Writers in old media frequently misrepresent YouTube’s algorithm and fail to acknowledge that recommendations are only one of many factors determining what people watch and how they wrestle with the new information they consume. I believe their fixation with algorithms and tech comes from subconsciously self-serving motives, a mechanical understanding of radicalization and a condescending attitude towards the public.

It works like this: If only YouTube would change their recommendation algorithm, the alternative media, the racists, cranks and conspiracy theorists, would diminish in power and we would regain our place as the authoritative gatekeepers of knowledge.

Old media’s war on decentralized media is not limited to misinformation about YouTube’s algorithm. I believe this motivation partially explains why this wild piece against free speech and this hit piece on Cenk Ugur found their way into the paper of record.
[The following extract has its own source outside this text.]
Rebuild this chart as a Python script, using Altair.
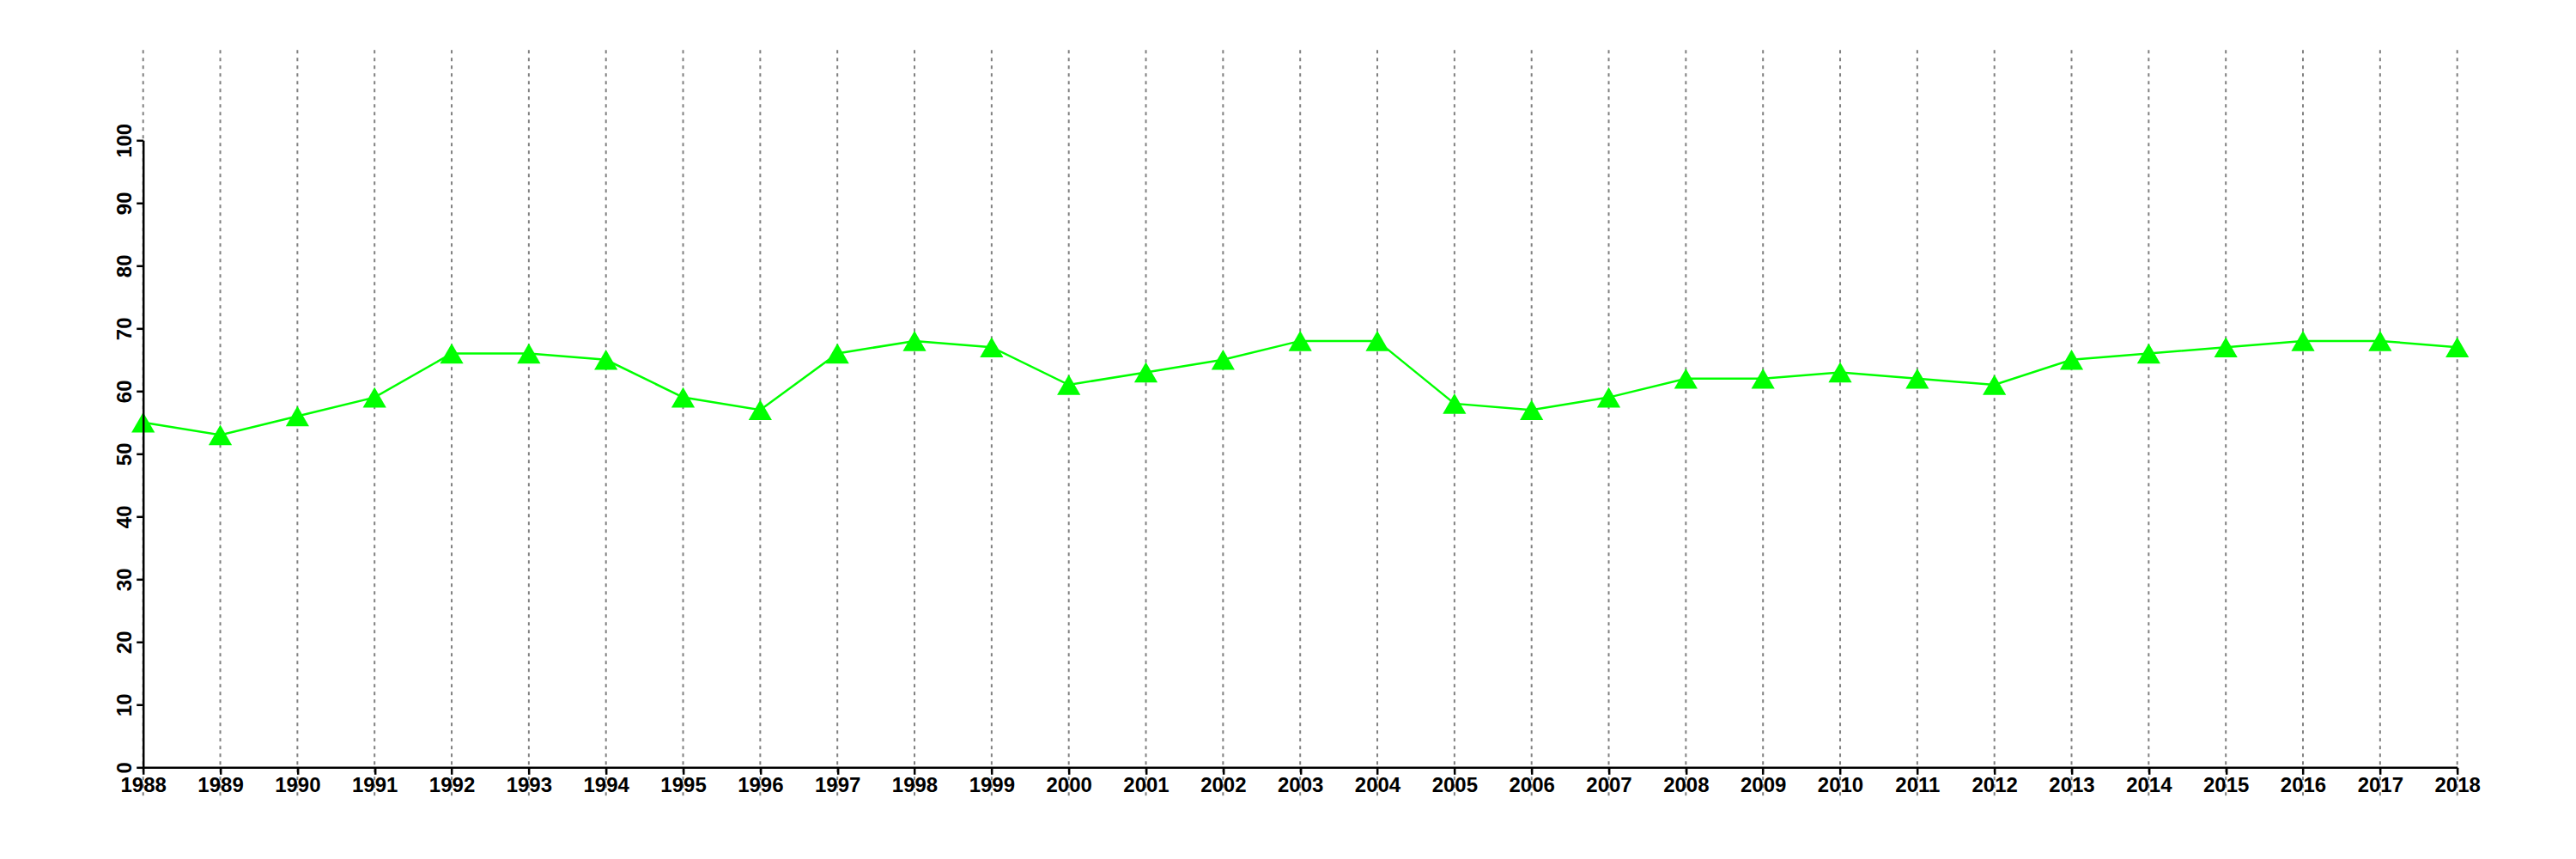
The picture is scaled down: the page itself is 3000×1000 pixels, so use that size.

Cenk Uygur is the outspoken creator of The Young Turks — the third-largest YouTube-native political channel in our dataset. Bernie Sanders retracted his endorsement of Uygur for a California congressional seat, after it emerged that he had a history of making offensive comments about women. On his show, Uygur has hosted white supremacist figures such as David Duke. In one clip that circulated on Twitter, Duke ends an interview by saying, “I am not what you call a racist,” to which Uygur sarcastically replies, “No, of course not.” This clip was cut off from its context and repurposed to show Uygur in a bad light, as if he actually agreed with David Duke.

For these kinds of scenarios, we might rely on “authoritative sources” to set the record straight, dispel falsehoods and explain the broader context for those who aren’t aware. But a NYT political correspondent— in a now corrected article — failed to do all of these things. They made no mention of context or the fact that it was a sarcastic reply.

These events, along with the promotion of the now-debunked YouTube “rabbit hole” theory, reveal what many suspect — that old media titans, presenting themselves as non-partisan and authoritative, are in fact trapped in echo chambers of their own creation, and are no more incentivized to report the truth than YouTube grifters.